小豆島に来るのは7年ぶりだった。そのときは大好きだった人と来た。

小豆島のなつかしいホテルでは、妙に髪の長い若い男の子が料理を供してくれて、なぜかその瞬間「島民」を感じた。小豆島を地元として生まれ育った人がいるのだな。新鮮な魚介類はやさしくて溌溂としてとてもおいしくて、こういうときに「食べさせたいな」と浮かぶ何人かの人を大切にしたいと思う。

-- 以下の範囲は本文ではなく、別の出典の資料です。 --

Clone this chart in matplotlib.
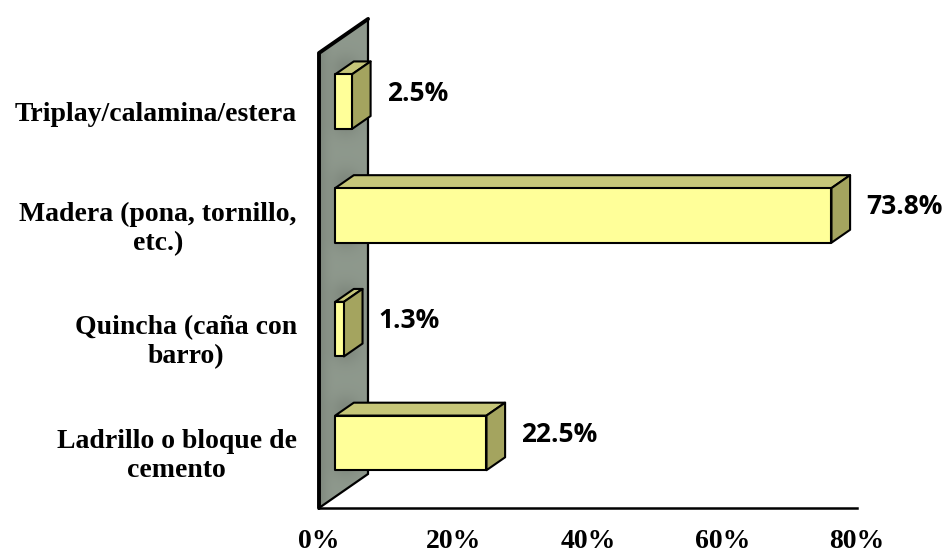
import matplotlib

matplotlib.use("Agg")
import matplotlib.pyplot as plt
import numpy as np
from matplotlib.patches import Polygon
from matplotlib.transforms import ScaledTranslation

# ---- data (bottom -> top, as drawn) -----------------------------------------
categories = [
    "Ladrillo o bloque de\ncemento",
    "Quincha (caña con\nbarro)",
    "Madera (pona, tornillo,\netc.)",
    "Triplay/calamina/estera",
]
values = [22.5, 1.3, 73.8, 2.5]
value_labels = ["22.5%", "1.3%", "73.8%", "2.5%"]
x_ticks = [0, 20, 40, 60, 80]
x_tick_labels = ["0%", "20%", "40%", "60%", "80%"]

# ---- layout (pixels of the 950x554 canvas) ----------------------------------
FIG_W, FIG_H = 950, 554
PLOT_L, PLOT_R, PLOT_B, PLOT_T = 319, 857, 508, 53
XMAX = 80
DEPTH_PX = (49, 34)          # oblique depth of the floor/wall
Z0, Z1 = 0.33, 0.71          # bar depth span (fraction of full depth)
BAR_H = 0.48                 # bar height in category units
BAR_SHIFT_PX = 3             # bars sit a little lower than the depth centre

FRONT = "#FFFF99"
TOP = "#C6C679"
SIDE = "#A4A45F"
SERIF = "Liberation Serif"

fig = plt.figure(figsize=(FIG_W / 100, FIG_H / 100), dpi=100)
ax = fig.add_axes([PLOT_L / FIG_W, 1 - PLOT_B / FIG_H,
                   (PLOT_R - PLOT_L) / FIG_W, (PLOT_B - PLOT_T) / FIG_H])
n = len(categories)
ax.set_xlim(0, XMAX)
ax.set_ylim(0, n)
ax.set_autoscale_on(False)

px_x = (PLOT_R - PLOT_L) / XMAX
px_y = (PLOT_B - PLOT_T) / n
dxf = DEPTH_PX[0] / px_x
dyf = DEPTH_PX[1] / px_y

# ---- back wall with soft shading --------------------------------------------
wall = [(0, 0), (0, n), (dxf, n + dyf), (dxf, dyf)]
ny, nx = 500, 80
yy = np.linspace(0, n + dyf, ny)[:, None]
xx = np.linspace(0, 1, nx)[None, :]
shade = 0.575 - 0.07 * np.clip(1 - xx / 0.35, 0, 1) ** 2
for i in range(n):
    yc = i + 0.5 + 0.5 * (Z0 + Z1) * dyf - BAR_SHIFT_PX / px_y
    d = np.clip(np.abs(yy - yc) - BAR_H / 2, 0, None)
    shade = shade - 0.06 * np.exp(-(d / 0.12) ** 2) * np.exp(-((xx - 0.55) / 0.3) ** 2)
rgb = np.clip(np.dstack([shade * 0.97, shade * 1.04, shade * 0.96]), 0, 1)
im = ax.imshow(rgb, extent=[0, dxf, 0, n + dyf], origin="lower",
               aspect="auto", zorder=1, interpolation="bilinear")
wall_patch = Polygon(wall, closed=True, facecolor="none", edgecolor="black",
                     linewidth=1.6, zorder=2, clip_on=False)
ax.add_patch(wall_patch)
im.set_clip_box(fig.bbox)
im.set_clip_path(wall_patch)
ax.plot([0, 0, dxf], [0, n, n + dyf], color="black", linewidth=2.8,
        solid_capstyle="round", solid_joinstyle="round", zorder=2, clip_on=False)

# floor front edge
ax.plot([0, XMAX], [0, 0], color="black", linewidth=1.8, zorder=2, clip_on=False)

# ---- 3D bars ----------------------------------------------------------------
ddx = (Z1 - Z0) * dxf
ddy = (Z1 - Z0) * dyf
for i, (v, lab) in enumerate(zip(values, value_labels)):
    x0 = Z0 * dxf
    y0 = i + 0.5 - BAR_H / 2 + Z0 * dyf - BAR_SHIFT_PX / px_y
    y1 = y0 + BAR_H
    faces = [
        ([(x0, y1), (x0 + v, y1), (x0 + v + ddx, y1 + ddy), (x0 + ddx, y1 + ddy)], TOP),
        ([(x0 + v, y0), (x0 + v + ddx, y0 + ddy), (x0 + v + ddx, y1 + ddy), (x0 + v, y1)], SIDE),
        ([(x0, y0), (x0 + v, y0), (x0 + v, y1), (x0, y1)], FRONT),
    ]
    for pts, col in faces:
        ax.add_patch(Polygon(pts, closed=True, facecolor=col, edgecolor="black",
                             linewidth=1.5, joinstyle="round", zorder=3, clip_on=False))
    ax.text(x0 + v + ddx + 16 / px_x, (y0 + y1) / 2 + ddy / 2 + 2 / px_y, lab,
            fontsize=19, fontweight="bold", family="Open Sans",
            ha="left", va="center", zorder=4, clip_on=False)

# ---- axes text --------------------------------------------------------------
ax.set_xticks(x_ticks)
ax.set_xticklabels(x_tick_labels, fontsize=20, fontweight="bold", family=SERIF)
ax.set_yticks([i + 0.5 for i in range(n)])
ax.set_yticklabels(categories, fontsize=20, fontweight="bold", family=SERIF,
                   multialignment="center", linespacing=1.22)
ax.tick_params(axis="x", length=0, pad=15)
ax.tick_params(axis="y", length=0, pad=16)
shift_down = ScaledTranslation(0, -5 / 100, fig.dpi_scale_trans)
for lbl in ax.get_yticklabels():
    lbl.set_va("center")
    lbl.set_transform(lbl.get_transform() + shift_down)
for side in ax.spines.values():
    side.set_visible(False)
ax.set_facecolor("none")

fig.savefig("out.png", dpi=100)
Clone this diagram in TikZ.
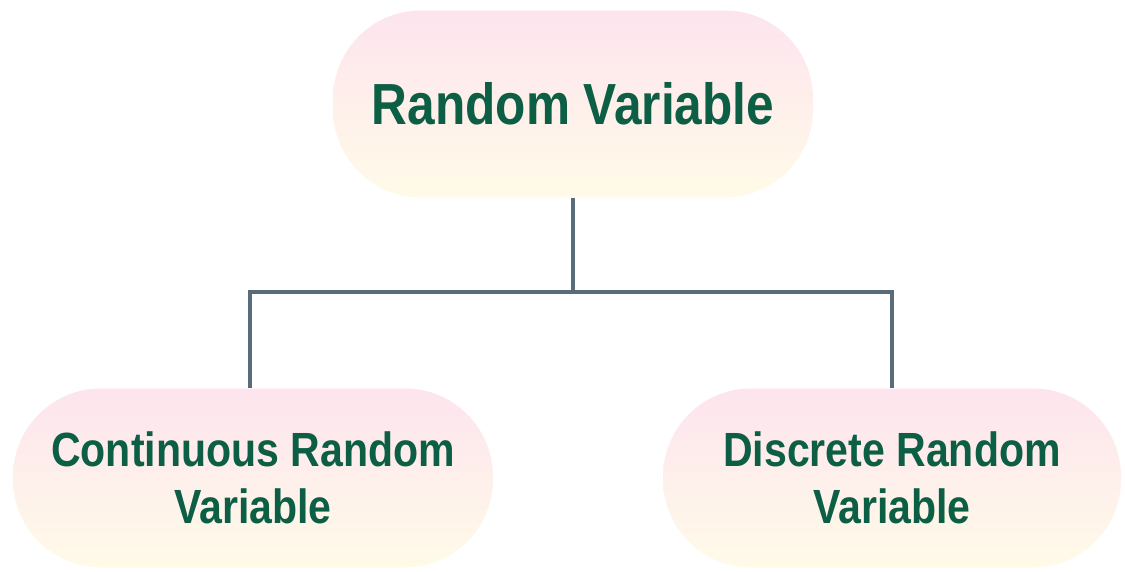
\documentclass[tikz,border=0pt]{standalone}
\usepackage{fontspec}
\setmainfont[FakeStretch=0.855]{Liberation Sans}
\definecolor{txtgreen}{RGB}{12,94,68}
\definecolor{linec}{RGB}{88,108,122}
\definecolor{pinkc}{RGB}{253,228,238}
\definecolor{yellc}{RGB}{255,251,232}
\tikzset{
  pill/.style={rounded corners=88pt, top color=pinkc, bottom color=yellc, draw=none,
    align=center, text=txtgreen, font=\bfseries, inner sep=0pt},
  conn/.style={draw=linec, line width=3.2pt}
}
\begin{document}
\begin{tikzpicture}[x=1pt,y=-1pt]
\useasboundingbox (0,0) rectangle (1125,571);
\node[pill, minimum width=480pt, minimum height=187pt, font=\bfseries\fontsize{58}{64}\selectfont] (top) at (573,104) {Random Variable};
\node[pill, minimum width=480pt, minimum height=179pt, font=\bfseries\fontsize{48}{57}\selectfont] (left) at (253,478) {Continuous Random\\Variable};
\node[pill, minimum width=458pt, minimum height=179pt, font=\bfseries\fontsize{48}{57}\selectfont] (right) at (892,478) {Discrete Random\\Variable};
\coordinate (j) at (573,292);
\draw[conn] (top.south) -- (j);
\draw[conn] (left.north -| 250,0) |- (j) -| (right.north);
\end{tikzpicture}
\end{document}
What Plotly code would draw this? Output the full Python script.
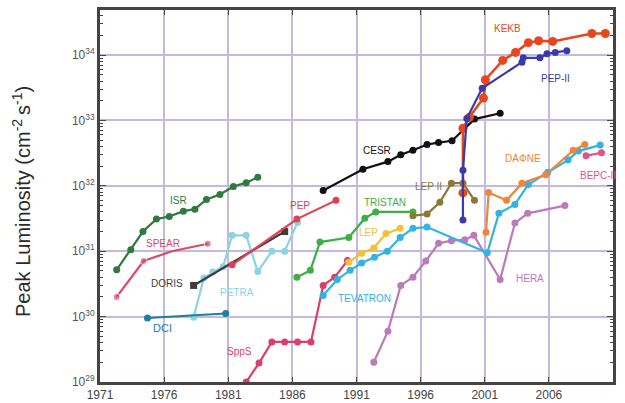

ホテルのサウナは100度を越えていて、もうぬるい水風呂でもガンギマリだった。ふわっふわのバッチバチになって、「ととのう」とかいうけれどこんなん身体に良いわけがない、完全に身体のバグだよなと思う。私はこういうときにおだやかにナチュラルトリップできて、さらにヴィジョンが見えてしまうけれど、危ない人みたいなのでなかなかこの話を人にできない。今日はふわ~っと海老柄の浴衣が見えた(帯が海苔だった)。こんな話本当にしない方がいい。3時くらいまでたくさんおしゃべりして眠った。